● **PROBLEM DETAILS**: Pull each line containing "matplotlib" out of the data and copy it.

● **DATA LINES**:
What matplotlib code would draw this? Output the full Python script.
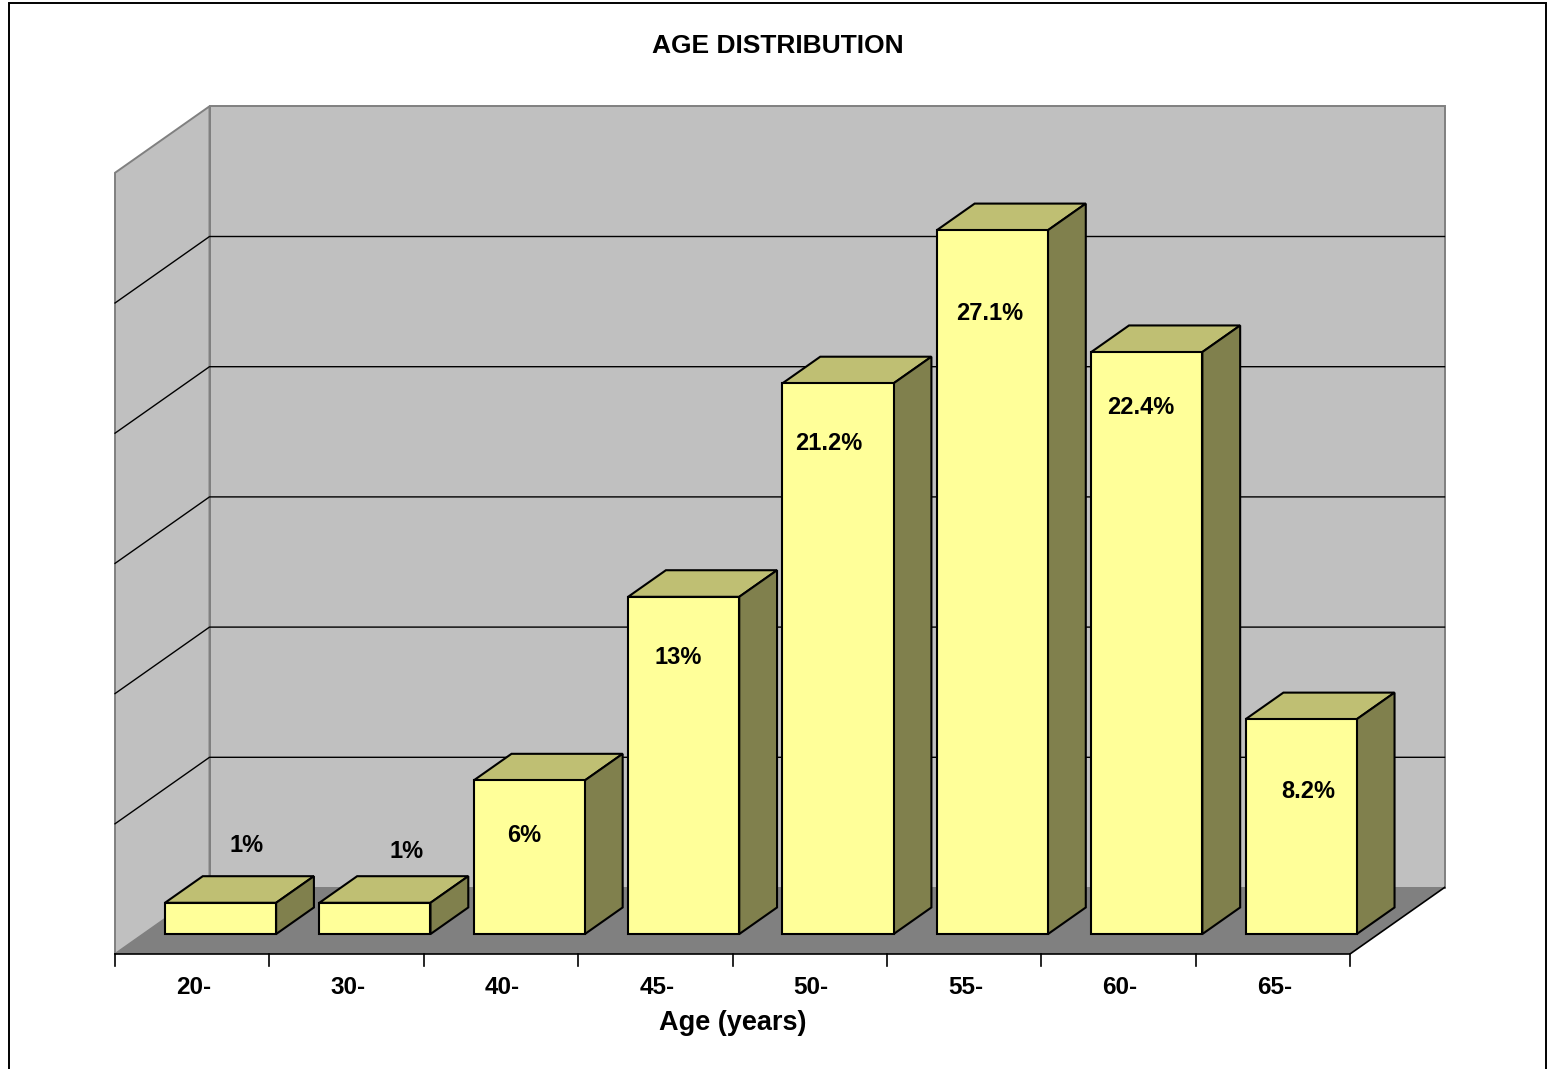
import matplotlib
matplotlib.use('Agg')
import matplotlib.pyplot as plt
from matplotlib.patches import Polygon, Rectangle

plt.rcParams['font.family'] = ['Liberation Sans', 'DejaVu Sans']

# Data
categories = ['20-', '30-', '40-', '45-', '50-', '55-', '60-', '65-']
values = [1.2, 1.2, 5.9, 12.95, 21.15, 27.03, 22.35, 8.25]
bar_labels = ['1%', '1%', '6%', '13%', '21.2%', '27.1%', '22.4%', '8.2%']
y_grid = [5, 10, 15, 20, 25]
y_max = 30

# Label spots, picked by hand (pixels)
label_px = [(247, 845), (407, 852), (524, 835), (678, 658),
            (829, 444), (990, 313), (1141, 408), (1308, 792)]

# Layout
W, H = 1547, 1069
px_x0, px_y0 = 115, 954   # front corner of the floor
sx = 1235 / len(categories)  # pixels per category
sy = 26.04                # pixels per percent
depth_x = 94.5 / sx       # full depth, in category units
depth_y = 66.5 / sy       # full depth, in percent units
bar_w = 0.72
bar_d0, bar_d1 = 0.3, 0.7

wall = '#C0C0C0'
floor = '#808080'
front = '#FFFF99'
top = '#BFBF73'
side = '#80804D'

fig = plt.figure(figsize=(W / 100, H / 100), dpi=100, facecolor='white')
ax = fig.add_axes([0, 0, 1, 1])
ax.set_xlim(-px_x0 / sx, (W - px_x0) / sx)
ax.set_ylim((px_y0 - H) / sy, px_y0 / sy)
ax.axis('off')


def to_fig(px, py):
    return px / W, 1 - py / H


def poly(points, color, edge, lw=1.5, z=1):
    ax.add_patch(Polygon(points, closed=True, facecolor=color, edgecolor=edge,
                         linewidth=lw, joinstyle='miter', zorder=z))


n = len(categories)

# Chart frame, runs off the bottom of the picture
fig.add_artist(Rectangle(to_fig(9, 1075), 1537 / W, 1072.5 / H, fill=False,
                         edgecolor='black', linewidth=1.4,
                         transform=fig.transFigure))

# Walls and floor
poly([(depth_x, depth_y), (n + depth_x, depth_y),
      (n + depth_x, y_max + depth_y), (depth_x, y_max + depth_y)], wall, '#808080', 1.4)
poly([(0, 0), (depth_x, depth_y), (depth_x, y_max + depth_y), (0, y_max)], wall, '#808080', 1.4)
poly([(0, 0), (n, 0), (n + depth_x, depth_y), (depth_x, depth_y)], floor, 'none', z=1.5)
ax.plot([0, n, n + depth_x], [0, 0, depth_y], color='black', lw=1.2, zorder=2)

# Gridlines
for g in y_grid:
    ax.plot([0, depth_x, n + depth_x], [g, g + depth_y, g + depth_y],
            color='black', lw=1.0, zorder=2)

# Bars
for i, v in enumerate(values):
    x0 = i + (1 - bar_w) / 2 + bar_d0 * depth_x
    x1 = x0 + bar_w
    y0 = bar_d0 * depth_y
    dx = (bar_d1 - bar_d0) * depth_x
    dy = (bar_d1 - bar_d0) * depth_y
    poly([(x0, y0 + v), (x1, y0 + v), (x1 + dx, y0 + v + dy), (x0 + dx, y0 + v + dy)], top, 'black', z=3)
    poly([(x1, y0), (x1 + dx, y0 + dy), (x1 + dx, y0 + v + dy), (x1, y0 + v)], side, 'black', z=3)
    poly([(x0, y0), (x1, y0), (x1, y0 + v), (x0, y0 + v)], front, 'black', z=3)

# Ticks
tick_len = 12 / sy
for i in range(n + 1):
    ax.plot([i, i], [0, -tick_len], color='black', lw=1.2, zorder=2)

for i, c in enumerate(categories):
    ax.text(i + 0.51, -33 / sy, c, ha='center', va='center', fontsize=17.5, fontweight='bold')

for (px, py), t in zip(label_px, bar_labels):
    fx, fy = to_fig(px, py)
    fig.text(fx, fy, t, ha='center', va='center', fontsize=17, fontweight='bold', color='black', zorder=5)

fx, fy = to_fig(778, 46)
fig.text(fx, fy, 'AGE DISTRIBUTION', ha='center', va='center', fontsize=19, fontweight='bold')
ax.text(n / 2, -69 / sy, 'Age (years)', ha='center', va='center', fontsize=19.5, fontweight='bold')

fig.savefig('out.png', dpi=100)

● **ANSWER TO THE EXERCISE**:
What matplotlib code would draw this? Output the full Python script.
import matplotlib
matplotlib.use('Agg')
import matplotlib.pyplot as plt
from matplotlib.patches import Polygon, Rectangle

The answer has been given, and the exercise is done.